- Church: Episcopal Church
- Diocese: Central New York
- In office: 1960–1969
- Predecessor: Malcolm E. Peabody
- Successor: Ned Cole
- Previous posts: Suffragan Bishop of Central New York (1948-1959) Coadjutor Bishop of Central New York (1959-1960)

Orders
- Ordination: November 30, 1925 by Charles Fiske
- Consecration: December 15, 1948 by Henry Knox Sherrill

Personal details
- Born: January 23, 1899 Norwich, New York, United States
- Died: May 4, 1969 (aged 70) Syracuse, New York, United States
- Buried: Mount Hope Cemetery, Norwich, New York
- Denomination: Anglican
- Parents: Homer Harvey Higley & Cornelia Merritt Martin
- Spouse: Marion Carr Mason
- Children: 4

= Walter M. Higley =

American bishop

Walter Maydole Higley (January 23, 1899 - May 4, 1969) was bishop of the Episcopal Diocese of Central New York, serving from 1960 to 1969.
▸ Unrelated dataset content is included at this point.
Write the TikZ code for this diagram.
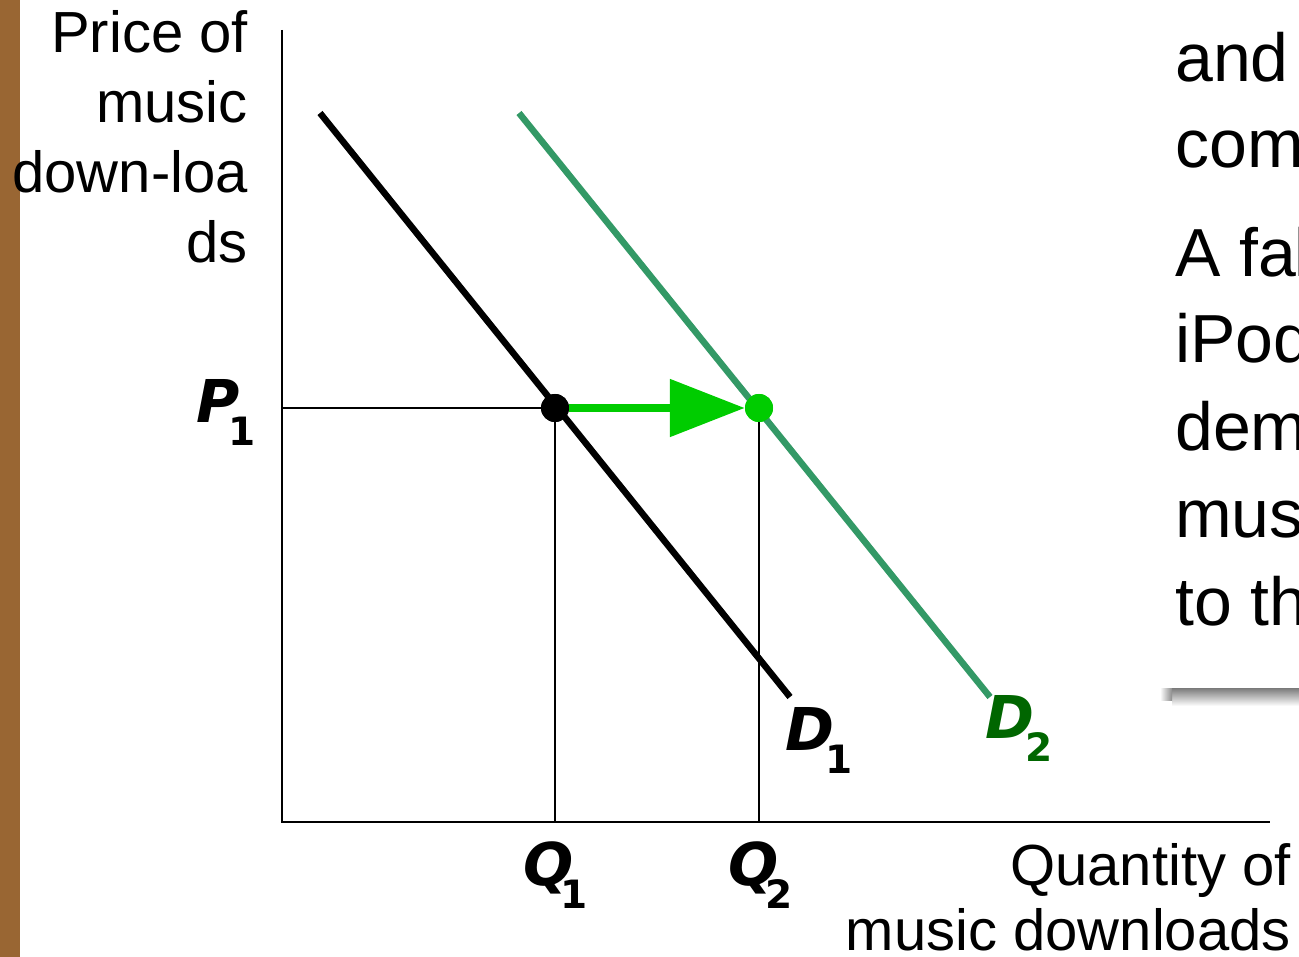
\documentclass[tikz,border=0pt]{standalone}
\usepackage{fontspec}
\setmainfont{Liberation Sans}
\newfontfamily\lblfont{DejaVu Sans}
\usetikzlibrary{arrows.meta}
\definecolor{brownbar}{RGB}{153,102,51}
\definecolor{dtwo}{RGB}{51,153,102}
\definecolor{dtwolbl}{RGB}{0,102,0}
\definecolor{brightgreen}{RGB}{0,204,0}
\newcommand{\mainL}[1]{{\lblfont\bfseries\itshape\fontsize{59}{64}\selectfont #1}}
\newcommand{\subL}[1]{\raisebox{-23pt}{\lblfont\bfseries\fontsize{39}{44}\selectfont #1}}
\begin{document}
\begin{tikzpicture}[x=1pt,y=-1pt,
  axis/.style={line width=2.5pt,black},
  guide/.style={line width=1.5pt,black},
  curveone/.style={line width=6.5pt,black},
  curvetwo/.style={line width=6.5pt,dtwo},
  ylbl/.style={font=\fontsize{58}{68}\selectfont,inner sep=0pt,anchor=base east},
  xlbl/.style={font=\fontsize{58}{68}\selectfont,inner sep=0pt,anchor=base east},
  sidetxt/.style={font=\fontsize{68}{80}\selectfont,inner sep=0pt,anchor=base west},
  curvelbl/.style={inner sep=0pt,anchor=base west},
  dot/.style={circle,inner sep=0pt,minimum size=28pt}
]
\useasboundingbox (0,0) rectangle (1299,957);
\fill[brownbar] (0,0) rectangle (20,957);

% axes
\coordinate (O) at (282,822);
\coordinate (ytop) at (282,30);
\coordinate (xend) at (1270,822);
\draw[axis] (ytop) -- (O) -- (xend);

% y-axis label
\node[ylbl] (yl1) at (248,53) {Price of};
\node[ylbl] (yl2) at (248,123) {music};
\node[ylbl] (yl3) at (248,193) {down-loa};
\node[ylbl] (yl4) at (248,263) {ds};

% x-axis label
\node[xlbl] (xl1) at (1291,885) {Quantity of};
\node[xlbl] (xl2) at (1291,950) {music downloads};

% demand curves
\coordinate (d1a) at (320,113);
\coordinate (d1b) at (790,697);
\coordinate (d2a) at (519,113);
\coordinate (d2b) at (990,697);

% guides
\coordinate (p1y) at (282,408);
\coordinate (q1x) at (555,822);
\coordinate (q2x) at (759,822);
\node[dot,fill=black] (e1) at (555,408) {};
\node[dot,fill=brightgreen] (e2) at (759,408) {};
\draw[guide] (p1y) -- (e1.center) -- (q1x);
\draw[guide] (e2.center) -- (q2x);

\draw[curvetwo] (d2a) -- (d2b);
\draw[curveone] (d1a) -- (d1b);
\node[dot,fill=black] at (e1) {};
\node[dot,fill=brightgreen] at (e2) {};

% shift arrow
\draw[brightgreen,line width=8.5pt,-{Triangle[length=75pt,width=56pt]}] (e1.east) -- (e2.west);

% curve / point labels
\node[curvelbl] (p1) at (196,423) {\mainL{P}\kern-11pt\subL{1}};
\node[curvelbl] (dl1) at (785,750) {\mainL{D}\kern-9pt\subL{1}};
\node[curvelbl,text=dtwolbl] (dl2) at (985,738) {\mainL{D}\kern-9pt\subL{2}};
\node[curvelbl] (ql1) at (523,885) {\mainL{Q}\kern-13pt\subL{1}};
\node[curvelbl] (ql2) at (728,885) {\mainL{Q}\kern-13pt\subL{2}};

% clipped side text box
\begin{scope}
\clip (1100,0) rectangle (1299,957);
\node[sidetxt] (s1) at (1175,82) {and};
\node[sidetxt] (s2) at (1175,168) {com};
\node[sidetxt] (s3) at (1175,277) {A fa\kern-2pt ll};
\node[sidetxt] (s4) at (1175,363) {iPod};
\node[sidetxt] (s5) at (1175,450) {dem};
\node[sidetxt] (s6) at (1175,537) {mus};
\node[sidetxt] (s7) at (1175,625) {to th};
\shade[top color=black!52,bottom color=white] (1172,688) rectangle (1299,706);
\shade[left color=white,right color=black!45] (1160,688) rectangle (1172,700);
\end{scope}
\end{tikzpicture}
\end{document}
==Early life and education==
Higley was born on January 23, 1899, in Norwich, New York, the son of Homer Harvey Higley and Cornelia Merritt Martin. He studied at the Phillips Andover Academy between 1916 and 1918 and graduated with a Bachelor of Science from Columbia University in 1922. In 1925 he graduated with a Bachelor of Theology from General Theological Seminary. He was awarded a Doctor of Sacred Theology by General in 1949 and another by Syracuse University in 1964. Hobart College awarded him a Doctor of Divinity in 1962. Peabody retired in 1960.

==Ordained ministry==
Higley was made deacon by Bishop Edward H. Coley and ordained to the priesthood by Bishop Charles Fiske in 1925. He served as missionary-in-charge of Emmanuel Church in Memphis, Tennessee between 1925 and 1929 after becoming rector of All Saints Church in Johnson City, New York. In 1943 he was appointed Archdeacon of Central New York and deputy to the General Conventions of 1943 and 1946. In 1944 he also became chairman of the diocesan department of missions.

==Episcopate==
On September 15, 1948, Higley was elected Suffragan Bishop of Central New York during a reconvened session of the 80th diocesan convention which took place in Trinity Church in Syracuse, New York. He was consecrated on December 15, 1948, in St Paul's Church by Presiding Bishop Henry Knox Sherrill. On May 8, 1959, he was elected on the 11th ballot as the Coadjutor Bishop of Central New York. Peabody retired in 1960.He succeeded Bishop Peabody as Bishop of Central New York on June 11, 1960. He retained his post till 1969. He died a few months later on May 11.